FIH’s brainwave of World Ranking System does not consider Afro-Asian Games or Commonwealth Games -- or for that matter any invitational tournaments and Test Series -- for the purpose of ranking. FIH will consider only its own (Olympics, World Cup, Champions Trophy and qualifiers thereto) tournaments and Continental Federation events mostly once-in-four-years variety. No matter the FIH events and Continental events hardly make up even one-third of international matches being held on the world stage in any given year. No matter the top FIH dignitaries line up and grace during these competitions, approve fixtures and post officials.

So what’s the impact of such a dubious system? Devastating to say the least. Now, for an instance, look at the composition of Auckland Olympic Qualifier (2004). Six Europeans nations (Spain, Germany, Great Britain, though it lost its legal status due to dissolution of EHA, Ireland, Ukraine, Russia) were among the ten teams who vied for five Olympic slots! Four of them were in one Pool!!

And what happened? Four European teams finished at the bottom, conceding bulk of goals, which proved the fact that they were undeservedly there.

Auckland Qualifier is an eye opener how erroneous the FIH Ranking System is and how does it benefit one part of the world at the cost of the other. Having said this, I would stress that one should not find fault with the concept of ranking hockey nations, and its imperatives in marketing and improving the profile of hockey at large.

But considering the not-so-foolproof ranking system as a holy cow (sacrosanct) for deciding the composition of major tournaments is fundamentally wrong. Such innovations favour Europe teams every time -- overtly or covertly.

In the past one has to scratch one’s head to find out the beneficiaries of any FIH’s move. That is made simple now. FIH’s press release on the matter of Olympic Qualification for 2008 Beijing itself says you so -- and correctly too.

The pros and cons of the new qualification system for the 2008 Beijing Olympics is discussed in a separate article in the same website, but the bottom line is, don’t give much credence to the FIH World Ranking System as it exists in its present form. It helps only the smarter ones. Now that the European Nations Cup has been made biannual, it is going to garner as many points as that of Asian Games, All African Games, Pan-American Games, where hockey is held among many other disciplines and significantly every four years. Timing of these tournaments too assumes significance.
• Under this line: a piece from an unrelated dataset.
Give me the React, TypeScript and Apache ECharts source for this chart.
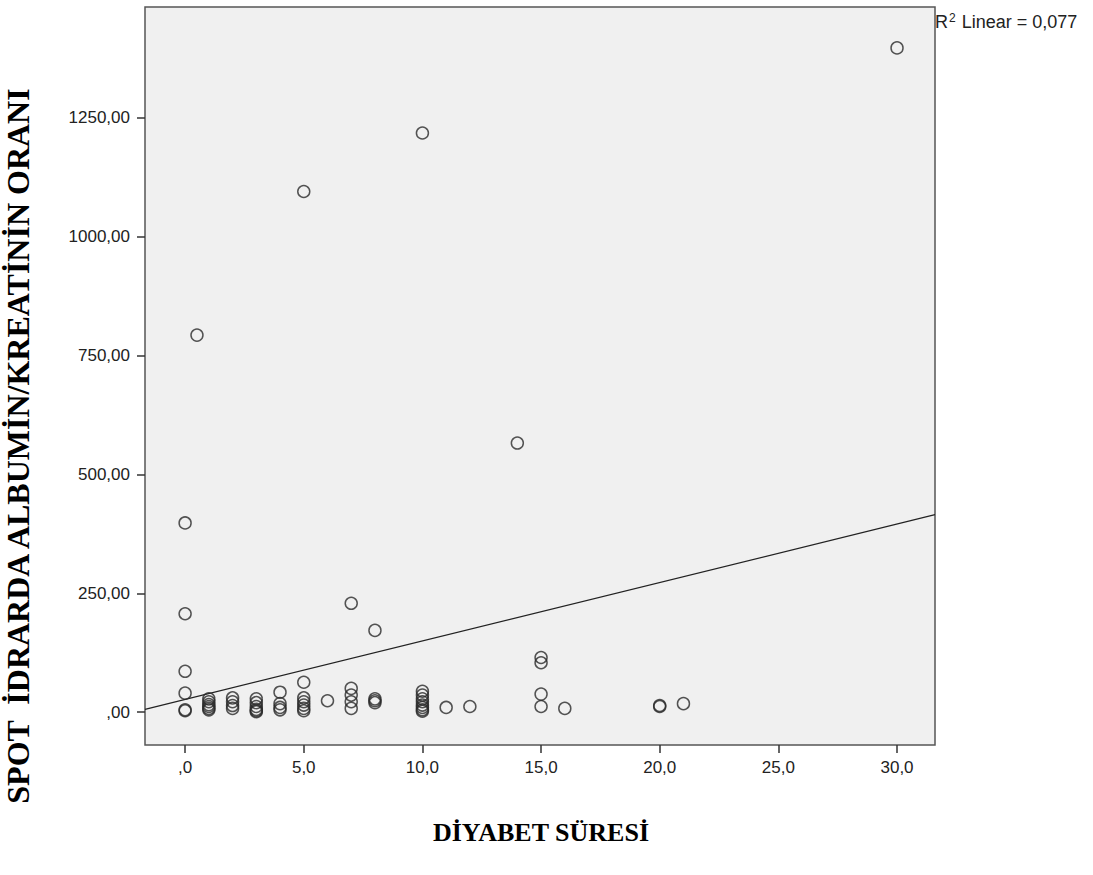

Had not the Indian Women Hockey Federation postponed the 2003 Asia Cup which was originally to be held in December 2003 to January 2004, Indian girls would have been in the Auckland field.

If, for an instance, a sponsor comes forward to host the Asia Cup annually -- a possibility in the light of television interest in Asia -- will the FIH award as much points as it had been awarding to Asia Cup so far?

FIH’s argues the three Qualification tournaments of each six teams will give chance to 18 teams to aim for the Olympics, instead of 12 as in the past. If enlarging the participation is the sole objective whyd did then the the field of Septmeber world cup reduced to 12 instead of 16 as was the case in KL four years ago.